Cloned marijuana plants at the Sea of Green Farms growing facility in Seattle. Legal sales of marijuana in Washington state began earlier this month. (Jason Redmond/Reuters)

A proposal to legalize marijuana for recreational use in Oregon was approved for the November ballot on Tuesday, according to Oregon’s secretary of state, meaning voters there will join peers in Alaska in considering legalization this fall.

If passed, the states would join Colorado, where such sales began on Jan. 1, and Washington, where they began earlier this month.

“This is our moment to be part of history and lead a movement,” Dominique Lopez, metro regional organizer for New Approach Oregon, the group behind the ballot, said in a statement. “Treating marijuana use as a crime has failed, but together we can win a more sensible approach and better the lives of Oregonians.” 
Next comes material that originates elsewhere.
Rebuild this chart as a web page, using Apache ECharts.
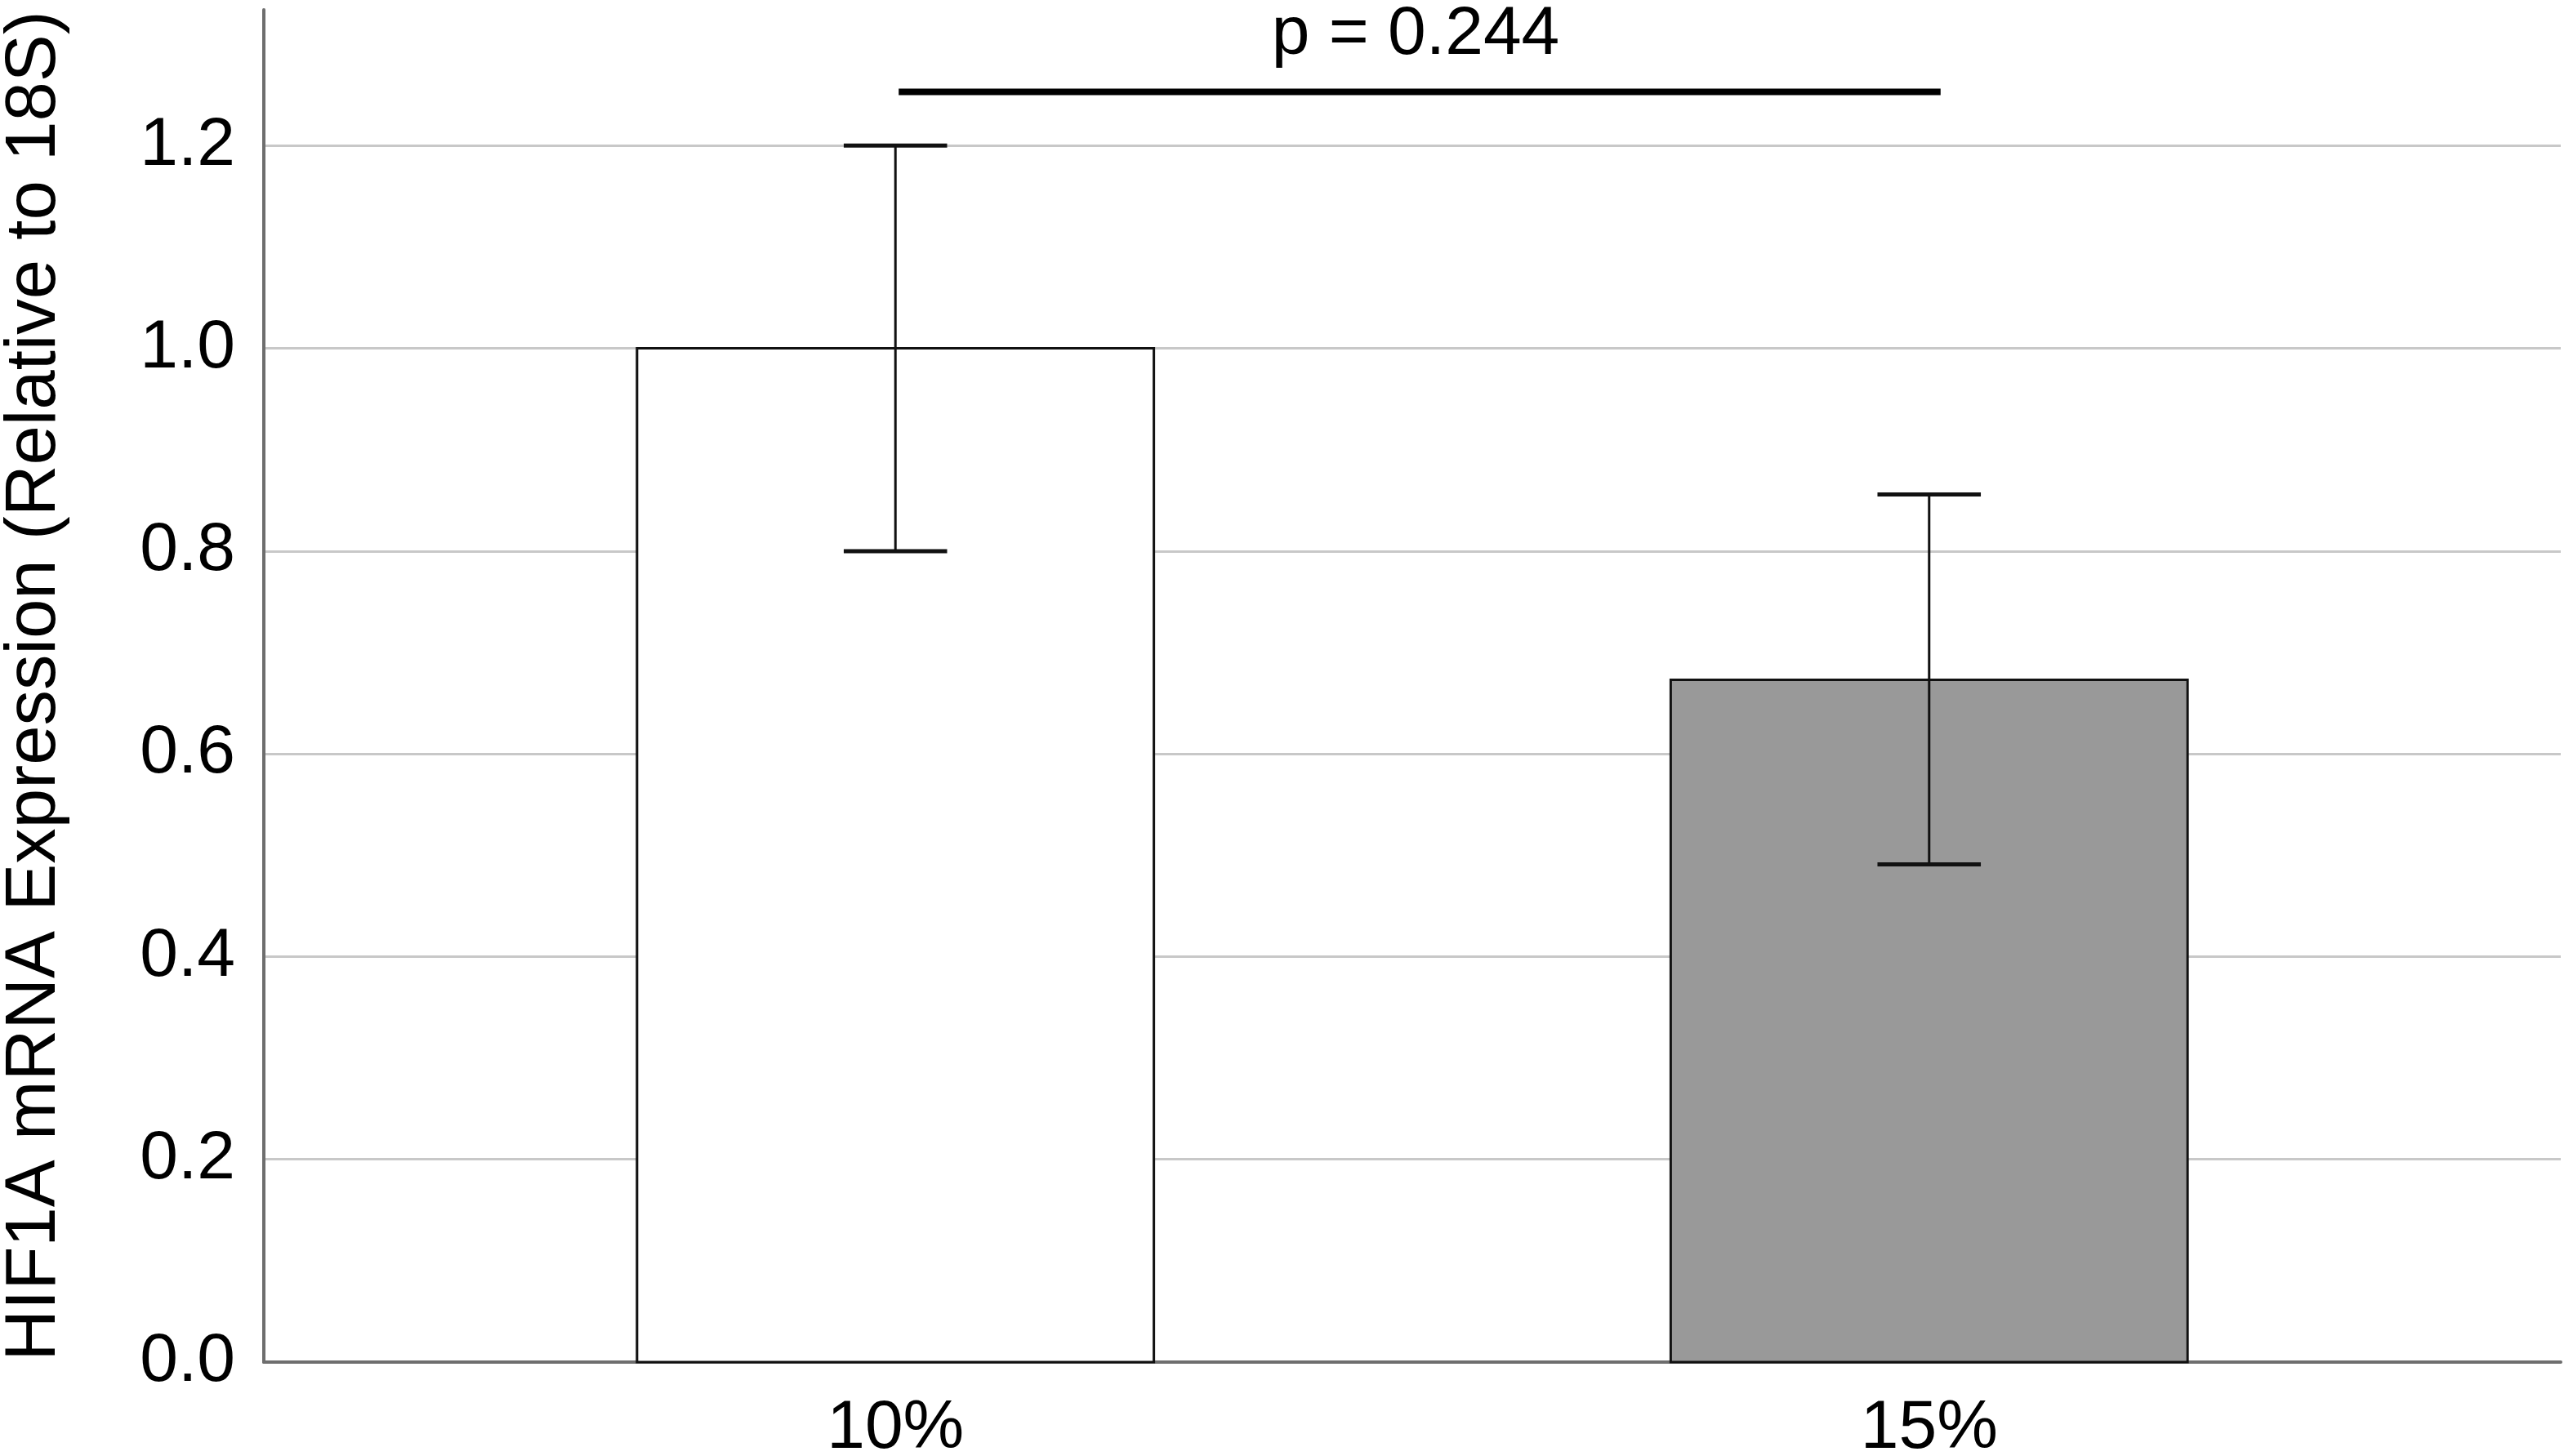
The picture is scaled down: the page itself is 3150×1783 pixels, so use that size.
<!DOCTYPE html>
<html>
<head>
<meta charset="utf-8">
<script src="https://cdn.jsdelivr.net/npm/echarts@6/dist/echarts.min.js"></script>
<style>
  html, body { margin: 0; padding: 0; background: #fff; }
</style>
</head>
<body>
<div id="main" style="width: 3150px;height:1783px;"></div>
<script type="text/javascript">
  // data
  var categories = ['10%', '15%'];
  var positions = [1, 2];
  var means = [1.0, 0.673];
  var errLow = [0.8, 0.491];
  var errHigh = [1.2, 0.856];
  var barColors = ['#ffffff', '#999999'];
  var yTicks = [0, 0.2, 0.4, 0.6, 0.8, 1.0, 1.2];
  var pText = 'p = 0.244';
  var pLevel = 1.253;

  var barHalf = 0.25;   // half bar width in x units
  var capHalf = 0.05;   // half error cap width in x units
  var font = 'Liberation Sans, Arial, sans-serif';

  var myChart = echarts.init(document.getElementById('main'));

  var barData = positions.map(function (p, i) { return [p, means[i], i]; });
  var errData = positions.map(function (p, i) { return [p, errLow[i], errHigh[i]]; });

  var option = {
    animation: false,
    backgroundColor: '#ffffff',
    grid: { left: 323, right: 15, top: 12, bottom: 115, containLabel: false, outerBoundsMode: 'none' },
    xAxis: {
      type: 'value',
      min: 0.389,
      max: 2.611,
      axisLine: { show: true, onZero: true, lineStyle: { color: '#6e6e6e', width: 4 } },
      axisTick: { show: false },
      splitLine: { show: false },
      axisLabel: {
        customValues: positions,
        margin: 40,
        fontSize: 84,
        fontFamily: font,
        color: '#000',
        formatter: function (v) { return categories[Math.round(v) - 1]; }
      }
    },
    yAxis: {
      type: 'value',
      min: 0,
      max: 1.334,
      interval: 0.2,
      name: 'HIF1A mRNA Expression (Relative to 18S)',
      nameLocation: 'middle',
      nameGap: 236,
      nameTextStyle: { fontSize: 87, fontFamily: font, color: '#000' },
      axisLine: { show: true, lineStyle: { color: '#6e6e6e', width: 4 } },
      axisTick: { show: false },
      splitLine: { show: true, showMinLine: false, showMaxLine: false, lineStyle: { color: '#c8c8c8', width: 3 } },
      axisLabel: {
        customValues: yTicks,
        margin: 35,
        fontSize: 84,
        fontFamily: font,
        color: '#000',
        formatter: function (v) { return v.toFixed(1); }
      }
    },
    series: [
      {
        type: 'custom',
        name: 'bars',
        z: 2,
        data: barData,
        renderItem: function (params, api) {
          var x = api.value(0), y = api.value(1), i = api.value(2);
          var tl = api.coord([x - barHalf, y]);
          var br = api.coord([x + barHalf, 0]);
          return {
            type: 'rect',
            shape: { x: tl[0], y: tl[1], width: br[0] - tl[0], height: br[1] - tl[1] },
            style: { fill: barColors[i], stroke: '#111', lineWidth: 3 }
          };
        }
      },
      {
        type: 'custom',
        name: 'error',
        z: 3,
        data: errData,
        renderItem: function (params, api) {
          var x = api.value(0);
          var lo = api.coord([x, api.value(1)]);
          var hi = api.coord([x, api.value(2)]);
          var capL = api.coord([x - capHalf, 0])[0];
          var capR = api.coord([x + capHalf, 0])[0];
          return {
            type: 'group',
            children: [
              { type: 'line', shape: { x1: lo[0], y1: lo[1], x2: hi[0], y2: hi[1] }, style: { stroke: '#111', lineWidth: 3 } },
              { type: 'line', shape: { x1: capL, y1: hi[1], x2: capR, y2: hi[1] }, style: { stroke: '#111', lineWidth: 5 } },
              { type: 'line', shape: { x1: capL, y1: lo[1], x2: capR, y2: lo[1] }, style: { stroke: '#111', lineWidth: 5 } }
            ]
          };
        }
      },
      {
        type: 'custom',
        name: 'pvalue',
        z: 4,
        data: [[positions[0], positions[1], pLevel]],
        renderItem: function (params, api) {
          var a = api.coord([api.value(0), api.value(2)]);
          var b = api.coord([api.value(1), api.value(2)]);
          return {
            type: 'group',
            children: [
              { type: 'line', shape: { x1: a[0] + 4, y1: a[1], x2: b[0] + 14, y2: b[1] }, style: { stroke: '#000', lineWidth: 8 } },
              {
                type: 'text',
                x: (a[0] + b[0]) / 2 + 4,
                y: a[1] - 70,
                style: {
                  text: pText, fill: '#000', fontSize: 84, fontFamily: font,
                  align: 'center', verticalAlign: 'middle'
                }
              }
            ]
          };
        }
      }
    ]
  };

  myChart.setOption(option);
</script>
</body>
</html>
The proposal would charge the Oregon Liquor Control Commission with regulating recreational marijuana, just as Washington state did with its Liquor Control Board. Oregon’s LCC would be given authority over limiting advertising, distributing licenses, conducting inspections and regulating public use, according to the group behind the measure, according to New Approach Oregon. Minors would be banned from buying, selling or using the drug and taxes would pay for local services.

Although there have been some surprises as Colorado and Washington have legalized pot, the experience in both states has been relatively stable. Twenty three states currently allow marijuana consumption for medicinal use.